Not to be left out of the mix, Rep. Patrick McHenry (R, NC) made a statement of his own regarding yesterday’s events and advocated for – you guessed it – legislation:
“For years, I have advocated for Congress to develop a clear regulatory framework for the digital asset ecosystem, including trading platforms. The recent events show the necessity of Congressional action. It’s imperative that Congress establish a framework that ensures Americans have adequate protections while also allowing innovation to thrive here in the U.S. I look forward to learning more from FTX and Binance in the coming days about these events and the steps they will take to protect customers during the transition.”
Another hearing appears possible. Rep. McHenry, who is Ranking Member of House Financial Services, is also leading the charge along with Chairwoman Maxine Waters (D, CA) on a stablecoin bill.
Communications Director Patrick Creamer for the Republicans on the Senate Ag Committee (led by Ranking Member Senator John Boozman (R, AR)) appeared to reference DCCPA’s legislative momentum in a statement sent to the press: “Discussions to address a few remaining concerns with the legislation are ongoing.

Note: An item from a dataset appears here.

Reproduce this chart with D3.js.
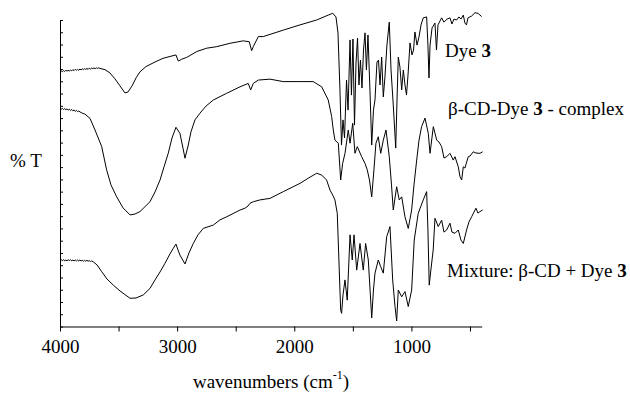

This development does not change that work on our end.” So, not only slowdown is their no slowdown in legislative momentum, there are only a few “concerns” which need to be worked out. The size and scope of those DCCPA concerns is unknown, but due to vocal industry pushback, it may be around DeFi.
And given all the comments from Congressional Republicans, it seems clear the Republican caucus wants to move forward with regulation.
The wildcard remains Democrats and the Executive Branch where support seems conflicted in spite of high profile Democratic support from Stabenow, Gillibrand and DCCPA co-sponsor Senator Cory Booker (D, NY) as well as Rep. Darren Soto (R, FL) and Rep. Bill Foster (D, IL) in the House to name several.
The Dems conflict may be best exemplified by the President’s Executive Order which requested input on crypto and blockchain technology across governmental authorities in March. The EO had a tone which initially seemed to provide hope on supporting innovation while protecting consumers. But after delivery of the reports, the EO seems to be more of an initiative to construct a cautionary tale.
How about DeFi?
There remains a push-pull with regulation: it enables a centralized authority to control and govern but may also prevent the flowering of decentralized entities which some believe offer a better solution when it comes to cryptocurrency and distributing the benefits of blockchain innovation.
Yet, the perception that DeFi or Decentralized Finance subverts governmental authority persists by allowing paths for bad actors to take advantage (i.e. North Korea). Consequently, this has led to actions such as OFAC’s recent sanctioning of mixer Tornado Cash, for example.
Former CFTC Commissioner Brian Quintenz, who is now an advisor to venture firm a16z, makes the case that DeFi has a potential to be a winner coming out of all this. He tweeted yesterday: “The evil financial trinity of centralization, leverage (collateral), and opacity keep finding ways to blow things up. Until now, regulation was the only solution. DeFi presents a new one.”
DeFi’s argument is that disclosure, transparency and lack of centralization is everything wanted by legislators. It just needs to be embraced rather than inhibited by regulation.
Coinbase CEO Brian Armstrong of Coinbase, a top exchange based in the U.S., echoed the hopes around DeFi but wasn’t sure about a timetable. He tweeted, “Long term, the crypto industry has an opportunity to build a better system with DeFi and self-custodial wallets that don’t rely on trusting 3rd parties. Instead, you can trust in code/math and everything can be publicly auditable on-chain. This is a topic for another day…” Read the entire thread and a blog post on the company’s approach to risk management.
Regulation and the FTX implosion could be important milestones in DeFi’s endgame. Critically, how a government understands and manages its relationship with DeFi is still to be discovered.